### [DATA EXTRACT]
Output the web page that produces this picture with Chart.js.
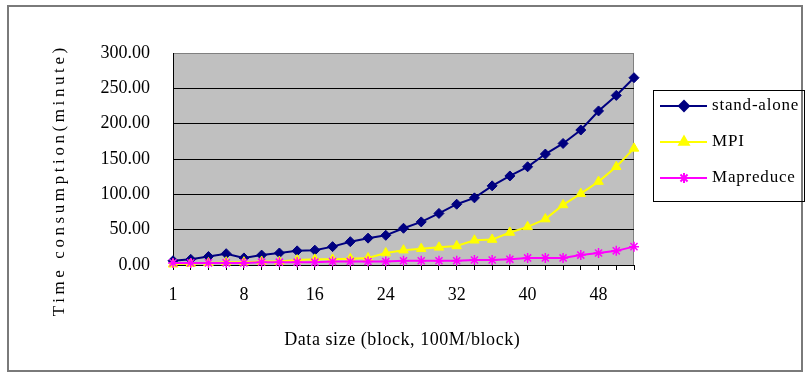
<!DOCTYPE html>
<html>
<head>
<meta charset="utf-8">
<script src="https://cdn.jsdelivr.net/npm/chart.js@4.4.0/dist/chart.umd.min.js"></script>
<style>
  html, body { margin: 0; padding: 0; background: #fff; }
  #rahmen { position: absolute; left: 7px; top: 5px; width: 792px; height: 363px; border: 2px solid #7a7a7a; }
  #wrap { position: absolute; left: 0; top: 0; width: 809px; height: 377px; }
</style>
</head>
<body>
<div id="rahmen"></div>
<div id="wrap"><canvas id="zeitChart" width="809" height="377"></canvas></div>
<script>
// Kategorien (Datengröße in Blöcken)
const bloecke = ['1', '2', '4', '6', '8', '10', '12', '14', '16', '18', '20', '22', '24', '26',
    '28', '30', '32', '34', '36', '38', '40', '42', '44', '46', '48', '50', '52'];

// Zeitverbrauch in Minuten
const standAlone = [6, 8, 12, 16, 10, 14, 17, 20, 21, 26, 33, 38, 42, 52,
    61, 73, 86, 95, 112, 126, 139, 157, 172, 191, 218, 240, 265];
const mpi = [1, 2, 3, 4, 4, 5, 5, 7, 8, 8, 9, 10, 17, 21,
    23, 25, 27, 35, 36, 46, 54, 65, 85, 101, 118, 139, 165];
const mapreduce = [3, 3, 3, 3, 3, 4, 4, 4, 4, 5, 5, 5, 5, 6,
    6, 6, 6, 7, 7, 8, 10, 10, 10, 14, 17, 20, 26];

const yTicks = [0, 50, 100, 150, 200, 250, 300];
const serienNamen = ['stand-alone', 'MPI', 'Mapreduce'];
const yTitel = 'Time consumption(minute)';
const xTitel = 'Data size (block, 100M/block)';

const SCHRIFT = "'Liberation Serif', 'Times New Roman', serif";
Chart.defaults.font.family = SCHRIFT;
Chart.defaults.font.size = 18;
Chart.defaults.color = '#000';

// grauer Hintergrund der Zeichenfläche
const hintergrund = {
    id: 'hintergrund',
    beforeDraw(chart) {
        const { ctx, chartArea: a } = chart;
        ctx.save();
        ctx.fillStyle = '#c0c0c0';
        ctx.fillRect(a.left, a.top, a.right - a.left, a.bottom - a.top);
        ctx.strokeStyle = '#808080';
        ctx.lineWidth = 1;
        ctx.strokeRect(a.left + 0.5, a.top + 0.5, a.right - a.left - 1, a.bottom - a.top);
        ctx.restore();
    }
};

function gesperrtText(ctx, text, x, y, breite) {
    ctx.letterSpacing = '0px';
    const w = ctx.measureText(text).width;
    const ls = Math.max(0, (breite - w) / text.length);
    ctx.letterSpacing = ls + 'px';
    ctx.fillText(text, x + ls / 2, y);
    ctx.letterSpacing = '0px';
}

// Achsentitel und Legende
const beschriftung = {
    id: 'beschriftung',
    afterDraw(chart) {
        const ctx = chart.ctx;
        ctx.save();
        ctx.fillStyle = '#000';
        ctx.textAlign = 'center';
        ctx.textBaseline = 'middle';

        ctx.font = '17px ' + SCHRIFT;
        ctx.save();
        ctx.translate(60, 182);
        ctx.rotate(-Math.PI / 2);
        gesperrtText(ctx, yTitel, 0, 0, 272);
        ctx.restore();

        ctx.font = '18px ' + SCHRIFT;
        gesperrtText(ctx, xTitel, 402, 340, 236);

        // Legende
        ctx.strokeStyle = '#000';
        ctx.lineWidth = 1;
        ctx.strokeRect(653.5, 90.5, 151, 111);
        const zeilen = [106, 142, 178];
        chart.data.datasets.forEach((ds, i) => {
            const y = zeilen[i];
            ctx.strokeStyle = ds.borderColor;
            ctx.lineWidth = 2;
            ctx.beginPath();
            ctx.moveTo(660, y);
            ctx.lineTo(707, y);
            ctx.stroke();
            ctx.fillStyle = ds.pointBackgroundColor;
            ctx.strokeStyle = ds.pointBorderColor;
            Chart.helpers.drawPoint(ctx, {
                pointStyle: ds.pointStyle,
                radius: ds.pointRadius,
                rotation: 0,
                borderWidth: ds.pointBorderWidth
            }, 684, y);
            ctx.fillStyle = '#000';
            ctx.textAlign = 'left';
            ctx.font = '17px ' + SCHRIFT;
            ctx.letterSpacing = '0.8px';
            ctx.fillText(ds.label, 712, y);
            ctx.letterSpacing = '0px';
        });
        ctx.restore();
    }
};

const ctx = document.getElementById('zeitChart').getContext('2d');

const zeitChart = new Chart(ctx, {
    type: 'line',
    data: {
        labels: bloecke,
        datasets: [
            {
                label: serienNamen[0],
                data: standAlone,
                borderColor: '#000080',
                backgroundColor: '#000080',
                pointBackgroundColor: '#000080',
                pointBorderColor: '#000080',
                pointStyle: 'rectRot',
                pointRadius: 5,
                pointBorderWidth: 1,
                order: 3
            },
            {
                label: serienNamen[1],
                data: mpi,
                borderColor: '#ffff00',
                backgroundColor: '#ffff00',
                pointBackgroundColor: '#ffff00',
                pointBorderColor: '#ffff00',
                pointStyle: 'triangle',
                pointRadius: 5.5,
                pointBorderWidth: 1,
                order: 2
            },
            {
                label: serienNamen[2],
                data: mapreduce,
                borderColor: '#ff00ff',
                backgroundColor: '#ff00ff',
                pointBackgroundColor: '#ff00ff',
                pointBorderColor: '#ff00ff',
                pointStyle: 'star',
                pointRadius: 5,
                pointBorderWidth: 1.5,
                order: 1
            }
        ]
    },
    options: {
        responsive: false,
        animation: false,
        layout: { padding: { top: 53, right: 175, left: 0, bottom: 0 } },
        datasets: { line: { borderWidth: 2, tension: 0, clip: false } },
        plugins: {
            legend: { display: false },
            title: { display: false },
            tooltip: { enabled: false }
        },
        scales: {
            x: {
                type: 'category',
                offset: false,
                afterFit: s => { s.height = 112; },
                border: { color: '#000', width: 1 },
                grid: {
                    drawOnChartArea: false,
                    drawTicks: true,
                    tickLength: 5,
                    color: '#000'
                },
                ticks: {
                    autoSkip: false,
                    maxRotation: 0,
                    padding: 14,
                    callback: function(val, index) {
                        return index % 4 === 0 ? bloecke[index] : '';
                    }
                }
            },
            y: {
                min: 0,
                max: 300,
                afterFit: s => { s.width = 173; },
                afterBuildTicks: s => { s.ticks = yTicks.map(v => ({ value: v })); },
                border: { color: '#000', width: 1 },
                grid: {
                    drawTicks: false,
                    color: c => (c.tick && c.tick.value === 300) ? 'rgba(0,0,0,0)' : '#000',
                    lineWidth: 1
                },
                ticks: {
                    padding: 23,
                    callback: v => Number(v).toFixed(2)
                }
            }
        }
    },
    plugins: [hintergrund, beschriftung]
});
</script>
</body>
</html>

### [PROBLEM]
Copy the material exactly. Do not include the pictures.

### [SOLUTION FOR THIS TASK]
Output the web page that produces this picture with Chart.js.
<!DOCTYPE html>
<html>
<head>
<meta charset="utf-8">
<script src="https://cdn.jsdelivr.net/npm/chart.js@4.4.0/dist/chart.umd.min.js"></script>
<style>
  html, body { margin: 0; padding: 0; background: #fff; }
  #rahmen { position: absolute; left: 7px; top: 5px; width: 792px; height: 363px; border: 2px solid #7a7a7a; }
  #wrap { position: absolute; left: 0; top: 0; width: 809px; height: 377px; }
</style>
</head>
<body>
<div id="rahmen"></div>
<div id="wrap"><canvas id="zeitChart" width="809" height="377"></canvas></div>
<script>
// Kategorien (Datengröße in Blöcken)
const bloecke = ['1', '2', '4', '6', '8', '10', '12', '14', '16', '18', '20', '22', '24', '26',
    '28', '30', '32', '34', '36', '38', '40', '42', '44', '46', '48', '50', '52'];

// Zeitverbrauch in Minuten
const standAlone = [6, 8, 12, 16, 10, 14, 17, 20, 21, 26, 33, 38, 42, 52,
    61, 73, 86, 95, 112, 126, 139, 157, 172, 191, 218, 240, 265];
const mpi = [1, 2, 3, 4, 4, 5, 5, 7, 8, 8, 9, 10, 17, 21,
    23, 25, 27, 35, 36, 46, 54, 65, 85, 101, 118, 139, 165];
const mapreduce = [3, 3, 3, 3, 3, 4, 4, 4, 4, 5, 5, 5, 5, 6,
    6, 6, 6, 7, 7, 8, 10, 10, 10, 14, 17, 20, 26];

const yTicks = [0, 50, 100, 150, 200, 250, 300];
const serienNamen = ['stand-alone', 'MPI', 'Mapreduce'];
const yTitel = 'Time consumption(minute)';
const xTitel = 'Data size (block, 100M/block)';

const SCHRIFT = "'Liberation Serif', 'Times New Roman', serif";
Chart.defaults.font.family = SCHRIFT;
Chart.defaults.font.size = 18;
Chart.defaults.color = '#000';

// grauer Hintergrund der Zeichenfläche
const hintergrund = {
    id: 'hintergrund',
    beforeDraw(chart) {
        const { ctx, chartArea: a } = chart;
        ctx.save();
        ctx.fillStyle = '#c0c0c0';
        ctx.fillRect(a.left, a.top, a.right - a.left, a.bottom - a.top);
        ctx.strokeStyle = '#808080';
        ctx.lineWidth = 1;
        ctx.strokeRect(a.left + 0.5, a.top + 0.5, a.right - a.left - 1, a.bottom - a.top);
        ctx.restore();
    }
};

function gesperrtText(ctx, text, x, y, breite) {
    ctx.letterSpacing = '0px';
    const w = ctx.measureText(text).width;
    const ls = Math.max(0, (breite - w) / text.length);
    ctx.letterSpacing = ls + 'px';
    ctx.fillText(text, x + ls / 2, y);
    ctx.letterSpacing = '0px';
}

// Achsentitel und Legende
const beschriftung = {
    id: 'beschriftung',
    afterDraw(chart) {
        const ctx = chart.ctx;
        ctx.save();
        ctx.fillStyle = '#000';
        ctx.textAlign = 'center';
        ctx.textBaseline = 'middle';

        ctx.font = '17px ' + SCHRIFT;
        ctx.save();
        ctx.translate(60, 182);
        ctx.rotate(-Math.PI / 2);
        gesperrtText(ctx, yTitel, 0, 0, 272);
        ctx.restore();

        ctx.font = '18px ' + SCHRIFT;
        gesperrtText(ctx, xTitel, 402, 340, 236);

        // Legende
        ctx.strokeStyle = '#000';
        ctx.lineWidth = 1;
        ctx.strokeRect(653.5, 90.5, 151, 111);
        const zeilen = [106, 142, 178];
        chart.data.datasets.forEach((ds, i) => {
            const y = zeilen[i];
            ctx.strokeStyle = ds.borderColor;
            ctx.lineWidth = 2;
            ctx.beginPath();
            ctx.moveTo(660, y);
            ctx.lineTo(707, y);
            ctx.stroke();
            ctx.fillStyle = ds.pointBackgroundColor;
            ctx.strokeStyle = ds.pointBorderColor;
            Chart.helpers.drawPoint(ctx, {
                pointStyle: ds.pointStyle,
                radius: ds.pointRadius,
                rotation: 0,
                borderWidth: ds.pointBorderWidth
            }, 684, y);
            ctx.fillStyle = '#000';
            ctx.textAlign = 'left';
            ctx.font = '17px ' + SCHRIFT;
            ctx.letterSpacing = '0.8px';
            ctx.fillText(ds.label, 712, y);
            ctx.letterSpacing = '0px';
        });
        ctx.restore();
    }
};

const ctx = document.getElementById('zeitChart').getContext('2d');

const zeitChart = new Chart(ctx, {
    type: 'line',
    data: {
        labels: bloecke,
        datasets: [
            {
                label: serienNamen[0],
                data: standAlone,
                borderColor: '#000080',
                backgroundColor: '#000080',
                pointBackgroundColor: '#000080',
                pointBorderColor: '#000080',
                pointStyle: 'rectRot',
                pointRadius: 5,
                pointBorderWidth: 1,
                order: 3
            },
            {
                label: serienNamen[1],
                data: mpi,
                borderColor: '#ffff00',
                backgroundColor: '#ffff00',
                pointBackgroundColor: '#ffff00',
                pointBorderColor: '#ffff00',
                pointStyle: 'triangle',
                pointRadius: 5.5,
                pointBorderWidth: 1,
                order: 2
            },
            {
                label: serienNamen[2],
                data: mapreduce,
                borderColor: '#ff00ff',
                backgroundColor: '#ff00ff',
                pointBackgroundColor: '#ff00ff',
                pointBorderColor: '#ff00ff',
                pointStyle: 'star',
                pointRadius: 5,
                pointBorderWidth: 1.5,
                order: 1
            }
        ]
    },
    options: {
        responsive: false,
        animation: false,
        layout: { padding: { top: 53, right: 175, left: 0, bottom: 0 } },
        datasets: { line: { borderWidth: 2, tension: 0, clip: false } },
        plugins: {
            legend: { display: false },
            title: { display: false },
            tooltip: { enabled: false }
        },
        scales: {
            x: {
                type: 'category',
                offset: false,
                afterFit: s => { s.height = 112; },
                border: { color: '#000', width: 1 },
                grid: {
                    drawOnChartArea: false,
                    drawTicks: true,
                    tickLength: 5,
                    color: '#000'
                },
                ticks: {
                    autoSkip: false,
                    maxRotation: 0,
                    padding: 14,
                    callback: function(val, index) {
                        return index % 4 === 0 ? bloecke[index] : '';
                    }
                }
            },
            y: {
                min: 0,
                max: 300,
                afterFit: s => { s.width = 173; },
                afterBuildTicks: s => { s.ticks = yTicks.map(v => ({ value: v })); },
                border: { color: '#000', width: 1 },
                grid: {
                    drawTicks: false,
                    color: c => (c.tick && c.tick.value === 300) ? 'rgba(0,0,0,0)' : '#000',
                    lineWidth: 1
                },
                ticks: {
                    padding: 23,
                    callback: v => Number(v).toFixed(2)
                }
            }
        }
    },
    plugins: [hintergrund, beschriftung]
});
</script>
</body>
</html>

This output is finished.